Eu acho que não. O conflito está e vai continuar existindo. Conflitos, tensões. Não vejo grandes expectativas do governo Michel Temer se, de fato, o impeachment se confirma. Claro que essa camada conservadora que citei agora tem um poder muito grande, neste momento, e qualquer governo nesse momento vai ter que compor com ele. Ou romper de maneira definitiva, tem que dar um não de maneira definitiva. Mas, o mais provável é que componham juntos.

O afastamento de Eduardo Cunha (PMDB-RJ) da Câmara não incentivaria essa ruptura?

É uma decisão que pode encorajar, mas não vejo muita expectativa com relação a isso... Até porque o Michel Temer já anuncia escolhas peculiares para seu primeiro escalão, a exemplo do pastor Marcos Pereira, que é da Universal.

E gostaria de abordar um pouco mais de um factual. Recentemente, o vereador de Campo Grande, Roberto Durães (PSC) afirmou que iria homenagear o deputado federal Jair Bolsonaro (PSC-RJ) com o título de 'visitante ilustre', devido a uma visita agendada à Capital em maio. Este fato causou polêmica na cidade.

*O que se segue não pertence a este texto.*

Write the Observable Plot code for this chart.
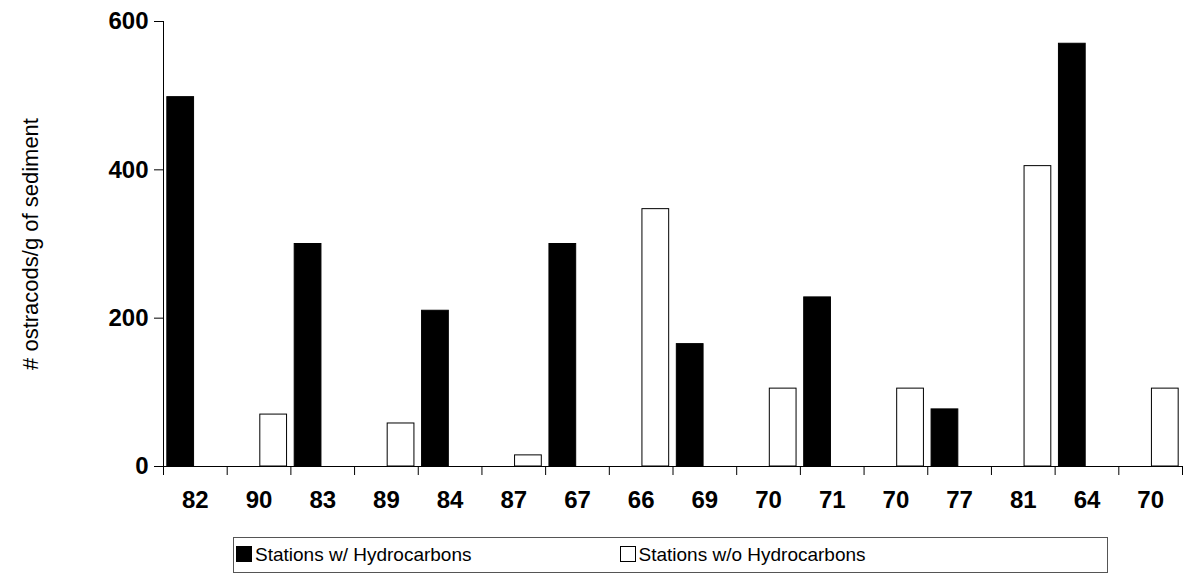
<!DOCTYPE html>
<html><head>
<script src="https://cdn.jsdelivr.net/npm/d3@7"></script>
<script src="https://cdn.jsdelivr.net/npm/@observablehq/plot@0.6"></script>
<style>
body{margin:0;background:#fff;font-family:"Liberation Sans",Arial,sans-serif}
#legend{position:absolute;left:233px;top:537px;width:873px;height:34px;border:1px solid #555;display:flex;align-items:center;font-size:19px}
.sw{display:inline-block;width:14px;height:14px;border:1px solid #000;margin-right:3px;vertical-align:-1px}
</style></head><body>
<div id="chart"></div>
<div id="legend"><span style="margin-left:2px"><span class="sw" style="background:#000"></span>Stations w/ Hydrocarbons</span><span style="margin-left:148px"><span class="sw" style="background:#fff"></span>Stations w/o Hydrocarbons</span></div>
<script>
const labels = ["82","90","83","89","84","87","67","66","69","70","71","70","77","81","64","70"]
const withHC = [498,0,300,0,210,0,300,0,165,0,228,0,77,0,570,0]
const withoutHC = [0,70,0,58,0,15,0,347,0,105,0,105,0,405,0,105]

const data = []
labels.forEach((l,i) => {
  data.push({i, s:"with", v:withHC[i]})
  data.push({i, s:"without", v:withoutHC[i]})
})

let chart = Plot.plot({
  width:1185, height:520,
  marginTop:21, marginBottom:54, marginLeft:163, marginRight:3,
  style:{fontFamily:"Liberation Sans, Arial, sans-serif"},
  x:{domain:[0,16], axis:null},
  y:{domain:[0,600], axis:null},
  marks:[
    Plot.rectY(data.filter(d=>d.v>0), {
      x1: d => d.s==="with" ? d.i+0.06 : d.i+0.52,
      x2: d => d.s==="with" ? d.i+0.48 : d.i+0.94,
      y: "v", fill: d => d.s==="with" ? "#000" : "#fff", stroke:"#000", strokeWidth:1
    }),
    Plot.axisX({ticks:d3.range(17), tickSize:9, tickFormat:()=>"", stroke:"#000"}),
    Plot.axisX({ticks:d3.range(16).map(i=>i+0.5), tickSize:0, tickPadding:24,
      tickFormat:(d)=>labels[Math.floor(d)], fontSize:24, fontWeight:"bold", fill:"#000"}),
    Plot.axisY({ticks:[0,200,400,600], tickSize:9, tickPadding:6, fontSize:24, fontWeight:"bold",
      label:null}),
    Plot.text(["# ostracods/g of sediment"], {frameAnchor:"left", dx:-133, rotate:-90,
      textAnchor:"middle", fontSize:22, fill:"#000"}),
    Plot.ruleY([0], {stroke:"#000"}),
    Plot.ruleX([0], {stroke:"#000"})
  ]
})
d3.select('#chart').append(() => chart)
</script>
</body></html>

Houve campanhas virtuais para impedir a entrega da honraria. Já o Bolsonaro sobrevive de polêmicas, a mais recente foi ter homenageado um militar torturador durante seu discurso na votação do impeachment na Câmara Federal. Para completar, Durães sugeriu, em tribuna, que já conhecia sexualmente a mãe do prefeito de Campo Grande. Quer dizer, os políticos estão tendo deliberadamente posturas incompatíveis com os cargos e não temem punição. Por que que acontece isso? Por que eles estão tão ‘empoderados’ a ponto de acharem que podem dizer o que querem?

Na verdade, essa extrema direita, que a gente chamaria de reacionária demais neste momento, eles se sentem mais ‘empoderados’ ainda e acabaram perdendo, vamos dizer assim, o senso de autocrítica do que pode falar e do que não se pode falar. Acham que podem falar qualquer coisa, uma vez que todos os outros projetos da 'esquerda' deram errados e aí o que acontece: perdeu-se a vergonha. Se o Bolsonaro fala o que fala e não é punido, se o Cunha fez o que fez e para o Supremo afastá-lo foi um 'parto', se não houve punição, todo mundo acha que pode tudo, até vereador.